Une fois l’an au cours de la septième lune les portes des enfers s’ouvrent et les esprits s’en viennent hanter les vivants.
Kuei chieh le festival des fantômes affamés enflamme alors, l’une après l’autre, les rues du vieux Malacca.
Un grand rituel purificatoire s’impose pour apaiser ces revenants devenus très exigeants car imprudemment délaissés par leurs descendants. Après avoir été, toute une nuit durant largement gavés de nourritures, de « hell bank notes », un million de dollars l’unité car c’est connu vivre en enfer coute les économies de toute une vie et bien plus, sans oublier les prières appropriées, les esprits apaisés peuvent s’en retourner aux enfers, au grand soulagement des vivants.
Rue après rue, le vieux Malacca s’organise pour répondre comme il se doit à cette invasion annuelle du septième mois lunaire (courant aout pour faire simple). Dans chaque rue, le comité du kuei chieh canalise l’excitation en préparatifs ritualisés : en fin d’après-midi la voie est barrée tandis qu’en son milieu une représentation en papier du roi des enfers est dressée. Le rituel débute par un enfumage en règle des habitations pour en débusquer les esprits. Une quantité impressionnante de bâtons d’encens brûle. L’acre fumée envahit tous les recoins et chasse les fantômes, les forçant à sortir au grand jour. Prières et incantations peuvent commencer. Tout au long de la soirée des offrandes en papier s’accumulent au pied du roi des enfers. Tandis, on le suppose, que les fantômes se goinfrent de ces cadeaux virtuels en papier imprimés allant de la vieille machine à coudre Singer au jet privé sans oublier les sacs Vuithon et les bières Hainiken, voire les canettes de Caca Cola accompagnant un set de fast food.

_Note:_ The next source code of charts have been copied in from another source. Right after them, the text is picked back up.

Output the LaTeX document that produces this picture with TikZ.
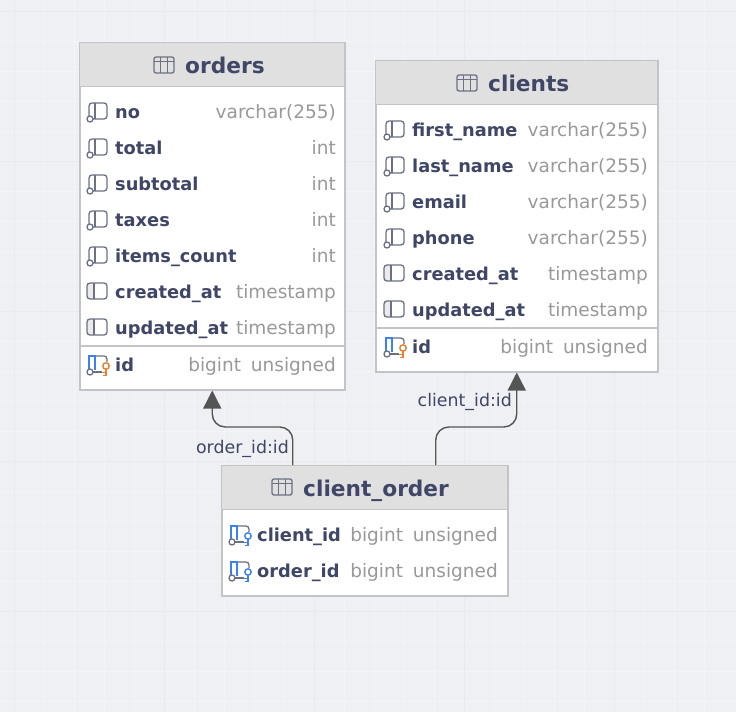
\documentclass[tikz,border=0pt]{standalone}
\usepackage{fontspec}
\setmainfont{DejaVu Sans}
\usetikzlibrary{arrows.meta}

\definecolor{canvasbg}{HTML}{EFF0F4}
\definecolor{gridminor}{HTML}{F3F4F7}
\definecolor{gridmajor}{HTML}{E9EAEF}
\definecolor{tablehead}{HTML}{E0E0E0}
\definecolor{tableedge}{HTML}{C2C4C8}
\definecolor{fieldname}{HTML}{3F4666}
\definecolor{fieldtype}{HTML}{999999}
\definecolor{iconline}{HTML}{6B7084}
\definecolor{iconblue}{HTML}{3B82F0}
\definecolor{iconorange}{HTML}{E8802E}
\definecolor{relcolor}{HTML}{555555}

\tikzset{
  tablebox/.style={draw=tableedge, line width=1.5pt, fill=white, inner sep=0pt, anchor=north west},
  headbox/.style={draw=tableedge, line width=1pt, fill=tablehead, inner sep=0pt, anchor=north west},
  headtext/.style={text=fieldname, font=\bfseries\fontsize{21.7}{24}\selectfont, anchor=base west, inner sep=0pt},
  nametext/.style={text=fieldname, font=\bfseries\fontsize{17.8}{20}\selectfont, anchor=base west, inner sep=0pt},
  typetext/.style={text=fieldtype, font=\fontsize{18.5}{20}\selectfont, anchor=base east, inner sep=0pt},
  reltext/.style={text=fieldname, font=\fontsize{17.4}{20}\selectfont, anchor=base east, inner sep=0pt},
  relation/.style={draw=relcolor, line width=1.4pt, rounded corners=13pt, -{Triangle[width=18pt,length=18pt]}},
}

\newcommand\starttable[3]{
  \pgfmathparse{#1}\let\iconx\pgfmathresult
  \pgfmathparse{#2}\let\typex\pgfmathresult
  \pgfmathparse{#3}\let\y\pgfmathresult
}
\newcommand\bigintlabel{bigint\hspace{4pt} unsigned}
% field icon, centred on the row
\newcommand\iconcircle{
  \draw[iconline, line width=1.3pt] (4, 7) circle (3);
}
\newcommand\iconplain{
  \begin{scope}[shift={(\iconx, \y)}]
    \draw[iconline, line width=1.3pt, rounded corners=3pt] (3, 4) -- (3, -9) -- (21, -9) -- (21, 7) -- (7, 7);
    \draw[iconline, line width=1.3pt] (9, -9) -- (9, 7);
    \iconcircle
  \end{scope}
}
\newcommand\iconstamp{
  \begin{scope}[shift={(\iconx, \y)}]
    \fill[black!8, rounded corners=2pt] (1, -9) rectangle (8, 7);
    \draw[iconline, line width=1.3pt, rounded corners=3pt] (1, -9) rectangle (21, 7);
    \draw[iconline, line width=1.3pt] (8, -9) -- (8, 7);
  \end{scope}
}
\newcommand\iconkey[1]{
  \begin{scope}[shift={(\iconx, \y)}]
    \draw[iconline, line width=1.3pt, rounded corners=3pt] (9, -9) -- (21, -9) -- (21, -3);
    \draw[iconline, line width=1.3pt] (7, 7) -- (16, 7);
    \draw[iconblue, line width=1.4pt] (3, 4) -- (3, -9) -- (9, -9) -- (9, 5);
    \iconcircle
    \draw[#1, line width=1.4pt] (20, 1) circle (3.2);
    \draw[#1, line width=1.4pt] (20, 4) -- (20, 11) (20, 7.5) -- (16, 7.5) (20, 10.5) -- (17, 10.5);
  \end{scope}
}
\newcommand\fieldtext[4]{
  \node[nametext] (#1) at (\iconx + 29, \y + 6) {#2};
  \node[typetext] (#1-type) at (\typex, \y + 6) {#3};
  \pgfmathparse{\y + #4}\let\y\pgfmathresult
}
\newcommand\fieldrow[3]{
  \iconplain
  \fieldtext{#1}{#2}{#3}{36}
}
\newcommand\stamprow[3]{
  \iconstamp
  \fieldtext{#1}{#2}{#3}{36}
}
\newcommand\keyrow[4]{
  \iconkey{#4}
  \fieldtext{#1}{#2}{#3}{36}
}
\newcommand\tableicon[2]{
  \begin{scope}[shift={(#1, #2)}]
    \draw[iconline, line width=1.3pt, rounded corners=2pt] (-10, -8) rectangle (10, 8);
    \draw[iconline, line width=1pt] (-10, -3.5) -- (10, -3.5) (-3.5, -8) -- (-3.5, 8) (3.5, -8) -- (3.5, 8);
  \end{scope}
}

\begin{document}
\begin{tikzpicture}[x=1pt, y=-1pt]
    \useasboundingbox (0, 0) rectangle (736, 712);
    \fill[canvasbg] (0, 0) rectangle (736, 712);
    % canvas grid
    \foreach \gx in {44, 74, 104, 134, 194, 224, 254, 284, 344, 374, 404, 434, 494, 524, 554, 584, 644, 674, 704}
      \draw[gridminor, line width=1pt] (\gx, 0) -- (\gx, 712);
    \foreach \gy in {41, 71, 101, 131, 191, 221, 251, 281, 341, 371, 401, 431, 491, 521, 551, 581, 641, 671, 701}
      \draw[gridminor, line width=1pt] (0, \gy) -- (736, \gy);
    \foreach \gx in {14, 164, 314, 464, 614}
      \draw[gridmajor, line width=1pt] (\gx, 0) -- (\gx, 712);
    \foreach \gy in {11, 161, 311, 461, 611}
      \draw[gridmajor, line width=1pt] (0, \gy) -- (736, \gy);

    % orders
    \node[tablebox, minimum width=265pt, minimum height=347pt] (orders) at (79, 42) {};
    \node[headbox, minimum width=265pt, minimum height=44pt] (ordershead) at (79, 42) {};
    \node[headtext] (orderstitle) at (185, 73) {orders};
    \tableicon{164}{65}
    \draw[tableedge, line width=1.5pt] (79, 346) -- (344, 346);
    \starttable{86}{336}{112}
    \fieldrow{no}{no}{varchar(255)}
    \fieldrow{total}{total}{int}
    \fieldrow{subtotal}{subtotal}{int}
    \fieldrow{taxes}{taxes}{int}
    \fieldrow{itemscount}{items\_count}{int}
    \stamprow{ocreated}{created\_at}{timestamp}
    \stamprow{oupdated}{updated\_at}{timestamp}
    \pgfmathparse{\y + 1}\let\y\pgfmathresult
    \keyrow{oid}{id}{\bigintlabel}{iconorange}

    % clients
    \node[tablebox, minimum width=282pt, minimum height=311pt] (clients) at (375, 60) {};
    \node[headbox, minimum width=282pt, minimum height=44pt] (clientshead) at (375, 60) {};
    \node[headtext] (clientstitle) at (488, 91) {clients};
    \tableicon{467}{83}
    \draw[tableedge, line width=1.5pt] (375, 328) -- (657, 328);
    \starttable{383}{648}{130}
    \fieldrow{firstname}{first\_name}{varchar(255)}
    \fieldrow{lastname}{last\_name}{varchar(255)}
    \fieldrow{email}{email}{varchar(255)}
    \fieldrow{phone}{phone}{varchar(255)}
    \stamprow{ccreated}{created\_at}{timestamp}
    \stamprow{cupdated}{updated\_at}{timestamp}
    \pgfmathparse{\y + 1}\let\y\pgfmathresult
    \keyrow{cid}{id}{\bigintlabel}{iconorange}

    % client_order
    \node[tablebox, minimum width=286pt, minimum height=130pt] (clientorder) at (221, 465) {};
    \node[headbox, minimum width=286pt, minimum height=44pt] (clientorderhead) at (221, 465) {};
    \node[headtext] (clientordertitle) at (303, 496) {client\_order};
    \tableicon{282}{487}
    \starttable{228}{498}{535}
    \keyrow{coclient}{client\_id}{\bigintlabel}{iconblue}
    \keyrow{coorder}{order\_id}{\bigintlabel}{iconblue}

    % relations
    \draw[relation] ([xshift=-72pt]clientorder.north) |- ++(-40, -38) -| (orders.south);
    \draw[relation] ([xshift=71pt]clientorder.north) |- ++(40, -38) -| (clients.south);
    \node[reltext] (orderrel) at (289, 453) {order\_id:id};
    \node[reltext] (clientrel) at (512, 406) {client\_id:id};
\end{tikzpicture}
\end{document}
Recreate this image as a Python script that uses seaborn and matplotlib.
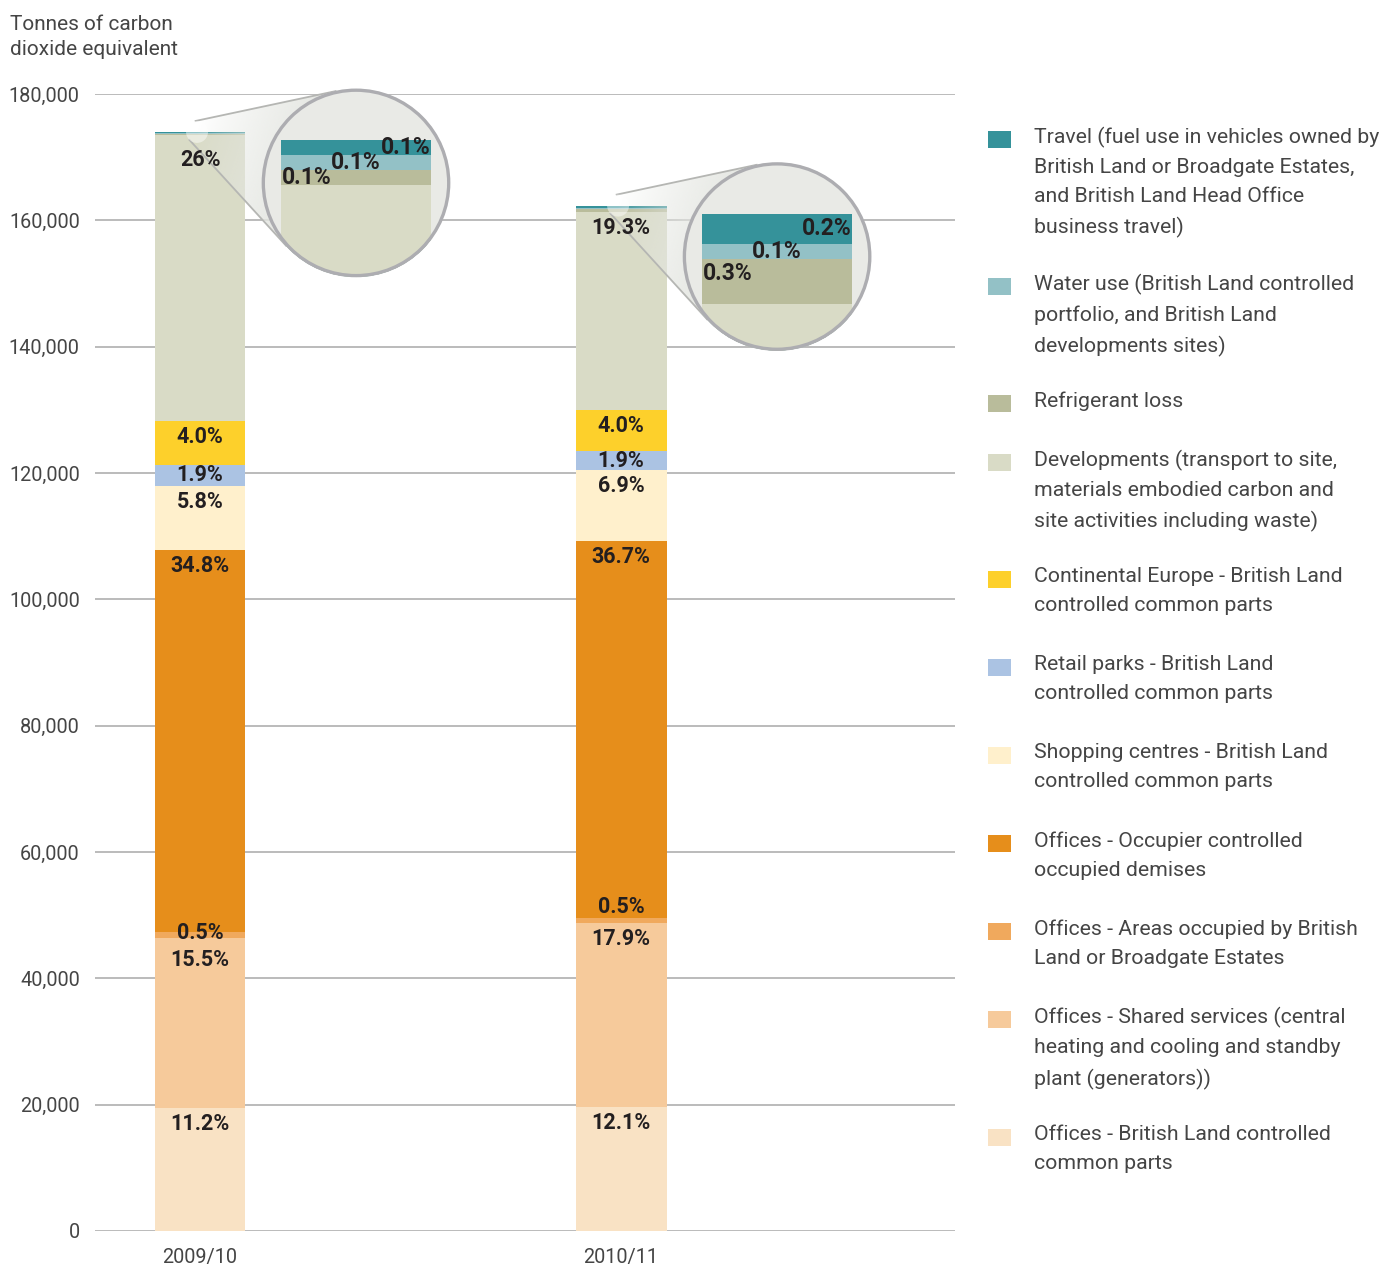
import numpy as np
import pandas as pd
import matplotlib
matplotlib.use("Agg")
import matplotlib.pyplot as plt
from matplotlib.patches import Circle, Polygon, Rectangle
import matplotlib.colors as mcolors
import seaborn as sns

# ---------------------------------------------------------------- data
years = ["2009/10", "2010/11"]
totals = [174000, 162500]  # tonnes CO2e per year

categories = [
    "Travel (fuel use in vehicles owned by\nBritish Land or Broadgate Estates,\nand British Land Head Office\nbusiness travel)",
    "Water use (British Land controlled\nportfolio, and British Land\ndevelopments sites)",
    "Refrigerant loss",
    "Developments (transport to site,\nmaterials embodied carbon and\nsite activities including waste)",
    "Continental Europe - British Land\ncontrolled common parts",
    "Retail parks - British Land\ncontrolled common parts",
    "Shopping centres - British Land\ncontrolled common parts",
    "Offices - Occupier controlled\noccupied demises",
    "Offices - Areas occupied by British\nLand or Broadgate Estates",
    "Offices - Shared services (central\nheating and cooling and standby\nplant (generators))",
    "Offices - British Land controlled\ncommon parts",
]

# share of each year's total, in percent (same order as categories, top of stack first)
pct_travel = ["0.1", "0.2"]
pct_water = ["0.1", "0.1"]
pct_refrigerant = ["0.1", "0.3"]
pct_developments = ["26", "19.3"]
pct_continental = ["4.0", "4.0"]
pct_retail_parks = ["1.9", "1.9"]
pct_shopping = ["5.8", "6.9"]
pct_occupier = ["34.8", "36.7"]
pct_bl_occupied = ["0.5", "0.5"]
pct_shared = ["15.5", "17.9"]
pct_bl_common = ["11.2", "12.1"]

colors = ["#35929a", "#93c1c6", "#b9bc9b", "#d9dbc6", "#fdd02b", "#abc3e3",
          "#fff0cc", "#e68e1b", "#f0a95d", "#f6ca9b", "#f9e2c4"]

pct_table = [pct_travel, pct_water, pct_refrigerant, pct_developments,
             pct_continental, pct_retail_parks, pct_shopping, pct_occupier,
             pct_bl_occupied, pct_shared, pct_bl_common]

rows = []
for i, (year, total) in enumerate(zip(years, totals)):
    base = 0.0
    for k in reversed(range(len(categories))):
        share = pct_table[k][i]
        value = float(share) / 100 * total
        rows.append(dict(year=year, yi=i, cat=k, pct=share, value=value,
                         bottom=base, top=base + value))
        base += value
df = pd.DataFrame(rows)

# ---------------------------------------------------------------- style
W, H = 1381, 1267
sns.set_style("white")
plt.rcParams["font.family"] = ["Roboto", "DejaVu Sans"]
TEXT = "#454545"
LABEL = "#231f20"


def draw_stack(axis, data, width, order):
    # tallest cumulative bar first, each lower segment painted over it
    for k in range(len(categories)):
        sub = data[data["cat"] == k]
        sns.barplot(data=sub, x="year", y="top", order=order, color=colors[k],
                    width=width, saturation=1, errorbar=None, linewidth=0,
                    ax=axis)


fig = plt.figure(figsize=(W / 100, H / 100), dpi=100)
fig.patch.set_facecolor("white")
ax = fig.add_axes([95 / W, 36 / H, 860 / W, 1137 / H])

draw_stack(ax, df, 0.216, years)
ax.set_xlim(-0.2494, 1.793)
ax.set_ylim(0, 180000)
ax.set_xlabel("")
ax.set_ylabel("")
yt = list(range(0, 180001, 20000))
ax.set_yticks(yt)
ax.set_yticklabels([f"{v:,}" for v in yt])
ax.tick_params(axis="y", length=0, pad=11, labelsize=14.3, labelcolor=TEXT)
ax.tick_params(axis="x", length=0, pad=12, labelsize=14.3, labelcolor=TEXT)
ax.yaxis.grid(True, color="#a8a8a8", linewidth=1.1)
ax.xaxis.grid(False)
ax.set_axisbelow(True)
sns.despine(ax=ax, left=True, bottom=True)

fig.text(10 / W, 1 - 15 / H, "Tonnes of carbon\ndioxide equivalent", ha="left",
         va="top", fontsize=15, color=TEXT, linespacing=1.42)

# overlay in pixel coordinates for magnifier cones, value labels and legend
ov = fig.add_axes([0, 0, 1, 1], zorder=1)
ov.set_xlim(0, W)
ov.set_ylim(0, H)
ov.set_axis_off()
ov.patch.set_visible(False)

ppt_main = (ax.transData.transform((0, 1e5))[1] - ax.transData.transform((0, 0))[1]) / 1e5

# value labels sit just under the top of each segment
nudge_px = {(0, 3): -9, (0, 8): 2, (0, 9): -6, (1, 8): 13}
for _, r in df[df["cat"] >= 3].iterrows():
    y = r["top"] - min(r["value"] / 2, 16 / ppt_main) + nudge_px.get((r["yi"], r["cat"]), 0) / ppt_main
    ov.text(r["yi"], y, r["pct"] + "%", transform=ax.transData, ha="center",
            va="center", fontsize=15.5, fontweight="bold", color=LABEL, zorder=5)

# magnifiers on the thin top segments
R_BIG, R_SMALL = 94, 11
BAR_PX = 150
TOP_OFFSET = 43
cone_rgb = mcolors.to_rgb("#e4e6e1")
for i, year in enumerate(years):
    sub = df[df["yi"] == i]
    total_top = sub["top"].max()
    bx, by = ax.transData.transform((i, total_top))
    c1 = np.array([bx - 3, by])
    c2 = np.array([bx + 156, by - 51])

    d = c2 - c1
    L = np.hypot(*d)
    u = d / L
    s = (R_BIG - R_SMALL) / L
    c = np.sqrt(1 - s * s)
    perp = np.array([-u[1], u[0]])
    na = -s * u + c * perp
    nb = -s * u - c * perp
    A1, A2 = c1 + R_SMALL * na, c2 + R_BIG * na
    B1, B2 = c1 + R_SMALL * nb, c2 + R_BIG * nb
    pts = np.array([A1, A2, B2, B1])
    poly = Polygon(pts, closed=True, transform=ov.transData, fc="none", ec="none")
    ov.add_patch(poly)

    x0, y0 = pts.min(axis=0)
    x1, y1 = pts.max(axis=0)
    nx, ny = 240, 240
    XX, YY = np.meshgrid(np.linspace(x0, x1, nx), np.linspace(y0, y1, ny))
    proj = np.clip(((XX - c1[0]) * u[0] + (YY - c1[1]) * u[1]) / (L - R_BIG * 0.6), 0, 1)
    img = np.zeros((ny, nx, 4))
    img[..., :3] = cone_rgb
    img[..., 3] = 0.95 * proj ** 0.8
    im = ov.imshow(img, extent=(x0, x1, y0, y1), origin="lower", aspect="auto",
                   interpolation="bilinear", zorder=1)
    im.set_clip_path(poly)
    for P, Q in ((A1, A2), (B1, B2)):
        ov.plot([P[0], Q[0]], [P[1], Q[1]], color="#b5b6b3", lw=1.3, zorder=2,
                solid_capstyle="butt")
    ov.add_patch(Circle(c1, R_SMALL, fc="white", ec="none", alpha=0.45, zorder=3))

    # zoomed copy of the bar inside the lens
    cx, cy = c2
    ax_in = fig.add_axes([(cx - R_BIG) / W, (cy - R_BIG) / H, 2 * R_BIG / W, 2 * R_BIG / H], zorder=2)
    ax_in.set_axis_off()
    ax_in.patch.set_visible(False)
    ppt_in = 15 / (0.001 * totals[i])  # 0.1 % of the total spans 15 px
    draw_stack(ax_in, sub, 1.0, [year])
    bars = list(ax_in.patches)
    half = 0.5 * 2 * R_BIG / BAR_PX
    ax_in.set_xlim(-half, half)
    ax_in.set_ylim(total_top - (R_BIG + TOP_OFFSET) / ppt_in,
                   total_top + (R_BIG - TOP_OFFSET) / ppt_in)
    clip = Circle((0.5, 0.5), 0.5, transform=ax_in.transAxes)
    for b in bars:
        b.set_clip_path(clip)
    ax_in.add_patch(Circle((0.5, 0.5), 0.5, transform=ax_in.transAxes,
                           fc="#e9eae6", ec="none", zorder=0))
    ax_in.add_patch(Circle((0.5, 0.5), 0.5 - 1.3 / (2 * R_BIG), transform=ax_in.transAxes,
                           fc="none", ec="#adadb1", lw=2.4, zorder=10, clip_on=False))
    for k, ha, xx in ((0, "right", 0.495), (1, "center", 0.0), (2, "left", -0.495)):
        r = sub[sub["cat"] == k].iloc[0]
        y = r["top"] - min(r["value"] / 2, 15 / ppt_in)
        ax_in.text(xx, y, r["pct"] + "%", ha=ha, va="center", fontsize=16.5,
                   fontweight="bold", color=LABEL, zorder=5)
    ax_in.set_xlabel("")
    ax_in.set_ylabel("")

# legend, handles aligned with the first line of each entry
y = H - 139
for k, name in enumerate(categories):
    nlines = name.count("\n") + 1
    ov.add_patch(Rectangle((988, y - 8.5), 23, 17, fc=colors[k], ec="none", zorder=4))
    ov.text(1034, y + 12.5, name, ha="left", va="top", fontsize=15.3, color=TEXT,
            linespacing=1.68, zorder=4)
    y -= nlines * 29.5 + 29

fig.savefig("out.png", dpi=100, facecolor="white")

Tandis que les vivants se retrouvent -c’est leur nature- autour de nourritures plus terrestres, spécialités culinaires nyonyas et forces boissons. On papote, on plaisante, profitant goulument de ce moment privilégié où se raffermissent les liens de voisinage. Les musiques, jadis opéra traditionnel chinois, ont subi, elles aussi l’influence de la modernité, les chanteurs aux pommettes rougies et yeux charbonneux ont cédé la place à des chanteuses de karaoké, presque aussi maquillées… mais aux tenues nettement plus sexy. Evolution qui donne lieu à de vives controverses entre anciens et modernes. Les premiers regrettant le spectacle de l’opéra plus approprié à une fête familiale, les seconds estimant qu’il faut vivre avec son temps.
La nuit s’allonge, les discutions faiblissent, l’heure est venue de renvoyer les fantômes là d’où ils viennent, en enfer. Opération des plus aisées : il suffit, pour en être débarrassé jusqu’à l’année prochaine, d’entamer le rituel de destruction du roi des enfers en mettant le feu aux monceaux de cadeaux en papier qui se sont accumulés à ses pieds. Les flammes lèchent rapidement la base du tumulus, remontent le long du corps de l’effrayant monarque qui s’affaisse en une myriade d’étincelles et cendres virevoltantes. Elles emportent, assure-t-on, les esprits rassasiés avec elles.
L’histoire ne dit pas si les fantômes regrettent de quitter si vite la terre des vivants, leurs rires et leurs chansons. Quant aux convives, les dernières étincelles à peine éteintes, ils regagnent tranquillement leurs pénates, repus et fatigués mais surtout satisfaits d’avoir une nouvelle fois si bien réglé cette délicate affaire.